DID PHILBY MURDER JOURNALISTS IN SPAIN?


Did Philby murder journalists ? by Jimmy Burns

The just published UK paperback edition of my latest book Papa Spy, subtitled A True Story of Love, Wartime Espionage in Madrid, and the Treachery of the Cambridge Spies will I hope provoke a fresh examination of  Kim Philby’s  alleged involvement in the murder of English and American journalists, ahead of the publication of an authorised and carefully vetted official history of MI6.philby

 

My unauthorised book  exposes for the first time the bitter and protracted personal battle to influence British policy towards Spain in WW2 between Philby, the head of MI6’s Iberian section, and my father, Tom Burns, a pro-Francoist English catholic who helped run propaganda and secret operations in the cover post of press attaché in the British embassy in Madrid.

Both men had first crossed paths during the Spanish Civil War, when Burns, then a young Catholic publisher, and friend of Evelyn Waugh and Graham Greene, had volunteered to drive an ambulance for the Nationalist side, while Philby was posted to Spain as a Times correspondent with the Francoist forces, a job he used as cover for his work as a Soviet agent.

Personal rivalry as well as ideological differences affected the relations between both men with Burns and Philby competing at one point for the affections of Lady Lindsay Hogg, the glamorous stage actress more popularly known known as Francis ‘Bunny’ Noble. (Noble is pictured in the above photograph with Philby, who is standing in the middle, and an unknown third party in Madrid circa 1941).

It was during the Civil War –on New Year’s Eve 1937- that Philby left Zaragoza by convoy to cover Franco’s bold counter-attack to relieve a besieged garrison near the town of Teruel. Philby travelled in the back seat of a two-door saloon, accompanied by the Englishman Dick Sheepshanks of Reuters, and two Americans, Ed Neil of Associated Press and Bradish Johnson, a freelance photographer who was on assignment for Newsweek.

According to an account which Philby later filed for The Times, the car was hit by an artillery shell in the small village of Caude. He was the only survivor of the four journalists who travelled together. Johnson died instantly. Sheepshanks died later that evening while Neil died of gangrene two days later.
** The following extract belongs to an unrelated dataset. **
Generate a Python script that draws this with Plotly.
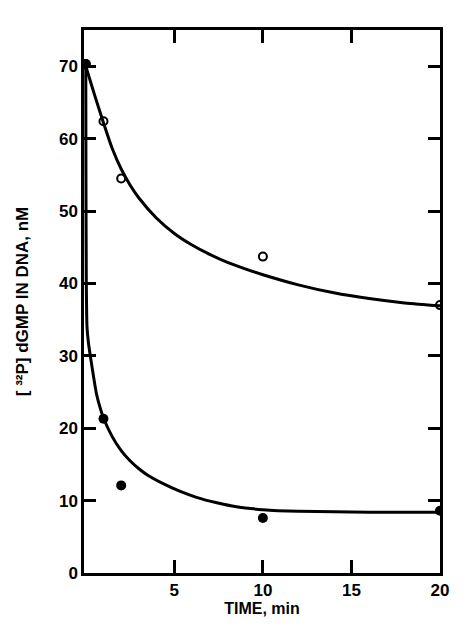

But I understand   the historian Professor Hugh Thomas  is among those who has been taking a special interest in probing a different version to explain how Philby miraculously escaped with minor injuries despite sharing the back seat of a two-door car. This has Philby getting out of the car before lobbing a grenade at his colleagues. Philby’s motivation was fear that one of the journalists, Sheepshanks, was beginning to become suspicious of him and was about to blow his cover.
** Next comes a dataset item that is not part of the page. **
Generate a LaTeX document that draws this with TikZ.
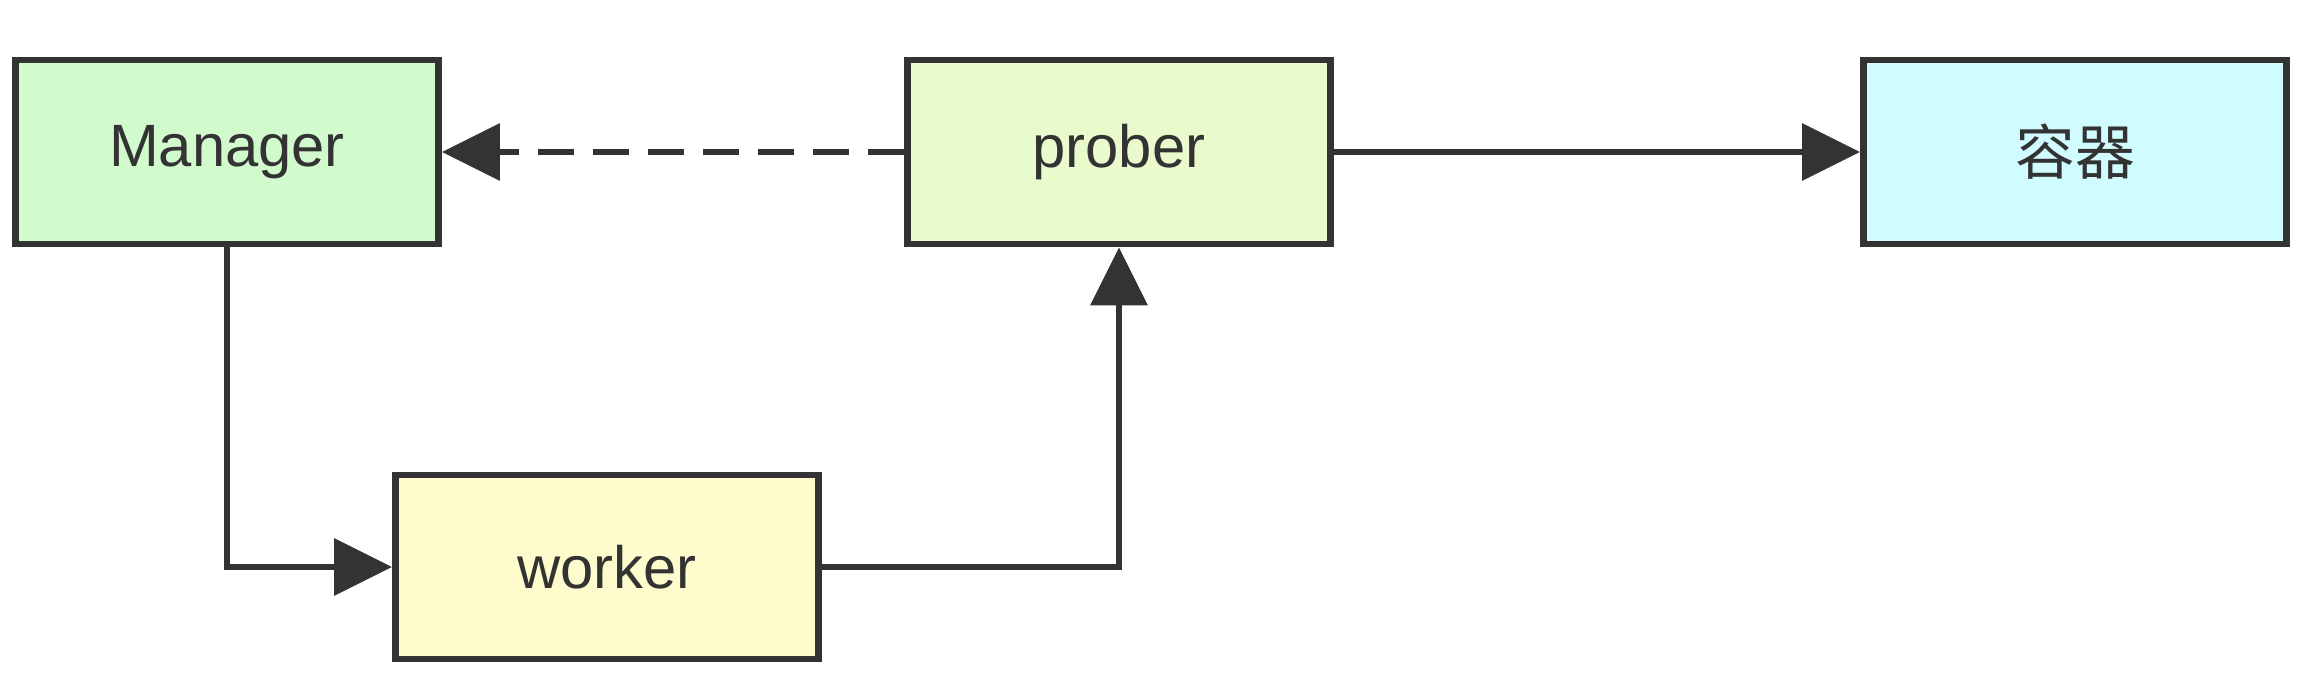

Sheepshanks was a debonair old Etonian who had studied Cambridge just as Philby had done, although they were not exact contemporaries.  The Reuters man was at the time a boyfriend of  Jeanne Camoys  Stonor, a Catholic aristocrat.

In a memoir published two years ago, Jean’ surviving daughter Julia wrote that Sheepshanks and the two other journalists had been assassinated by Philby, a claim she subsequentlymade to me in a conversation, but which she was unable to substantiate with any documentary evidence since most  MI6 files remain classified.
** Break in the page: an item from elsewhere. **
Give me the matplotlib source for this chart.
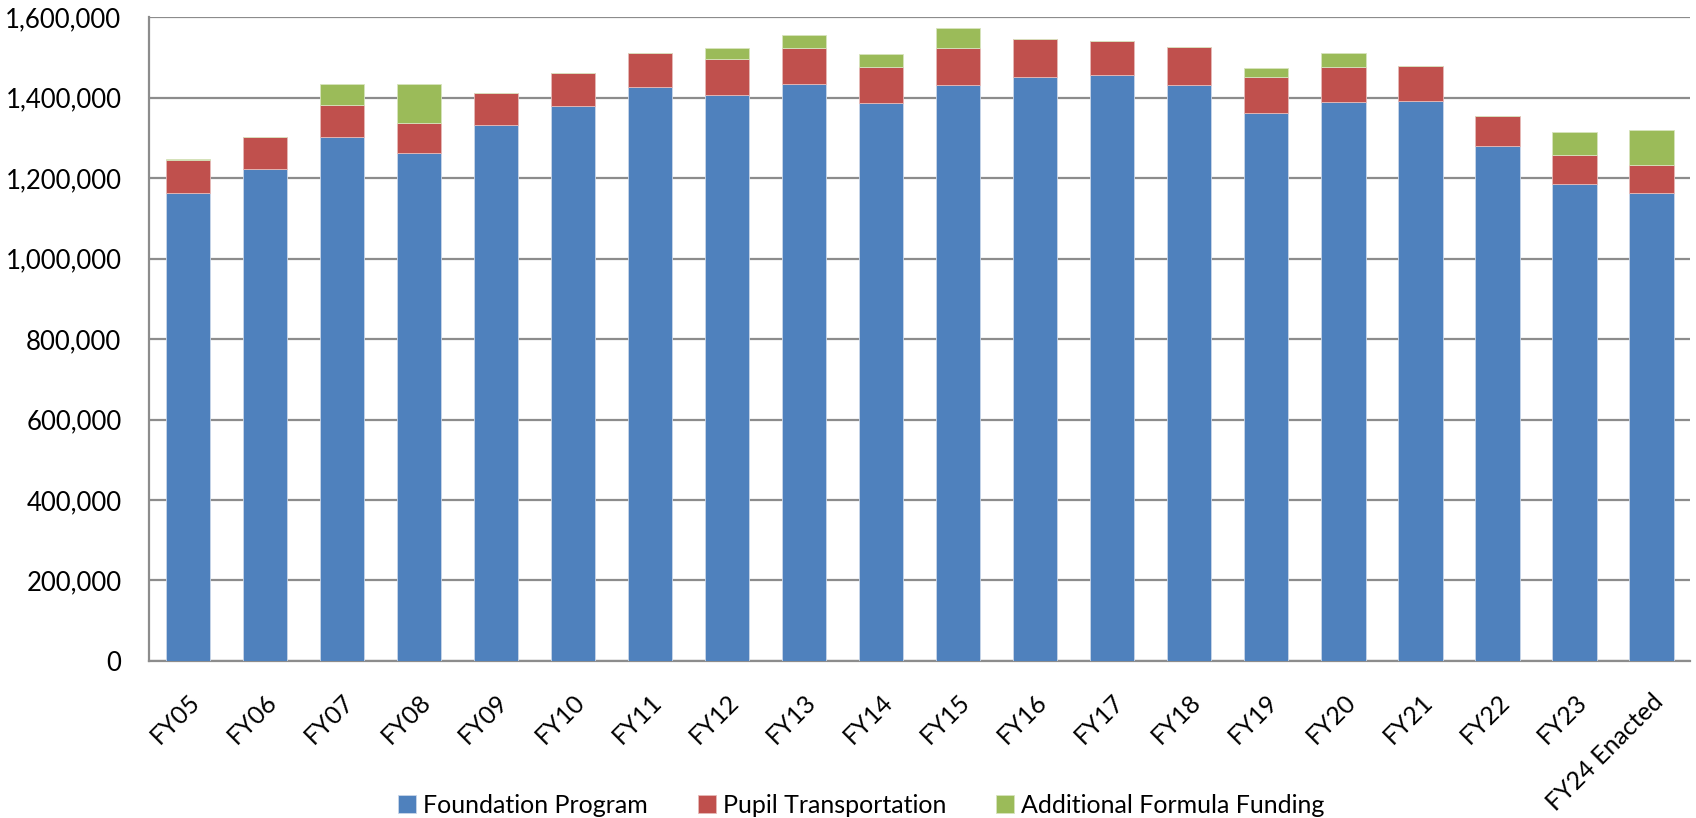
import numpy as np
import matplotlib
matplotlib.use("Agg")
import matplotlib.pyplot as plt
from matplotlib.ticker import FuncFormatter

# Data
years = ["FY05", "FY06", "FY07", "FY08", "FY09", "FY10", "FY11", "FY12", "FY13", "FY14",
         "FY15", "FY16", "FY17", "FY18", "FY19", "FY20", "FY21", "FY22", "FY23", "FY24 Enacted"]
foundation = [1162700, 1222400, 1303400, 1262900, 1331700, 1378900, 1426100, 1407700, 1434300, 1386300,
              1431100, 1451700, 1455900, 1431800, 1363000, 1388800, 1391300, 1279500, 1186600, 1164200]
transport = [82300, 81000, 78700, 73800, 79500, 82700, 84500, 89500, 90200, 91000,
             91900, 94400, 86000, 93700, 89400, 87700, 87000, 74500, 71300, 69600]
additional = [2000, 0, 51500, 97600, 0, 0, 0, 26600, 32300, 30800,
              51200, 0, 0, 0, 22400, 34800, 0, 1500, 57900, 87000]

BLUE = "#4F81BD"
RED = "#C0504D"
GREEN = "#9BBB59"
GRID = "#8C8C8C"

plt.rcParams['font.family'] = ['Lato', 'DejaVu Sans']

fig = plt.figure(figsize=(16.96, 8.18), dpi=100)
ax = fig.add_axes([0.088, 0.192, 0.9085, 0.787])

x = np.arange(len(years))
w = 0.575
found = np.array(foundation)
trans = np.array(transport)
addl = np.array(additional)

ax.bar(x, found, w, color=BLUE, edgecolor="#c9d6e8", linewidth=0.6, label="Foundation Program", zorder=3)
ax.bar(x, trans, w, bottom=found, color=RED, edgecolor="#e6b9b8", linewidth=0.6,
       label="Pupil Transportation", zorder=3)
ax.bar(x, addl, w, bottom=found + trans, color=GREEN, edgecolor="#d7e4bd", linewidth=0.6,
       label="Additional Formula Funding", zorder=3)

ax.set_ylim(0, 1600000)
ax.set_xlim(-0.5, len(years) - 0.5)
ax.set_yticks(np.arange(0, 1600001, 200000))
ax.yaxis.set_major_formatter(FuncFormatter(lambda v, p: f"{int(v):,}"))
ax.grid(axis="y", color=GRID, linewidth=1.6, zorder=0)
ax.set_axisbelow(True)

ax.set_xticks(x)
ax.set_xticklabels(years, rotation=45, ha="right", va="top", rotation_mode="anchor", fontsize=18)
ax.tick_params(axis="y", labelsize=18.5, length=0, pad=20)
ax.tick_params(axis="x", length=0, pad=21)

for s in ["top", "right"]:
    ax.spines[s].set_visible(False)
ax.spines["left"].set_color(GRID)
ax.spines["bottom"].set_color(GRID)
ax.spines["left"].set_linewidth(1.6)
ax.spines["bottom"].set_linewidth(1.6)

fig.legend(loc="lower center", bbox_to_anchor=(0.508, -0.026), ncol=3, frameon=False,
           fontsize=18, handlelength=0.7, handleheight=0.7, handletextpad=0.3, columnspacing=2.0)

fig.savefig("out.png", dpi=100)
The allegation against Philby  however  is thought to have first been made in the aftermath of the incident by an unnamed  foreign office official who was a friend of the Sheepchanks family although it never resulted in any action being taken, and a  cover-up was suspected.

The unresolved questions over why the three journalists had died were lost in the fog of a Civil War that continued till  1939.By the time WW2 broke out, Philby was well on his way to infiltrating himself  into the higher echelons of British intelligence,  a position from which he escaped scrutiny and final exposure as a Soviet spy until 1963 then he fled to Moscow, never to return.

The new authorised history of MI6 by Professor Keith Jeffery of Queen’s University, based on thousands of secret papers, is due to be published by Bloomsbury in September.  Jeffery had had unique access to MI6 documentary material that has remained classified for decades. Expectations that it will provide a definitive Philby story have been dashed with news that the ‘history’ will cover only the first fifty years of the spy organisation’s existence, and go no further than 1949.

Post-script: Have received an interesting email in response to this from an academic friend who is not unfamiliar with the history of secret intelligence suggesting that neither MI6 not MI5 will ever enlighten us on this.He writes: ” Could anyone have foreseen the rise and rise of Philby in the late 1930s? He was just another young journalist on the make. Its a good story, and…one that will never die.”

But then again plausible deniability has been part of the spy world for decades.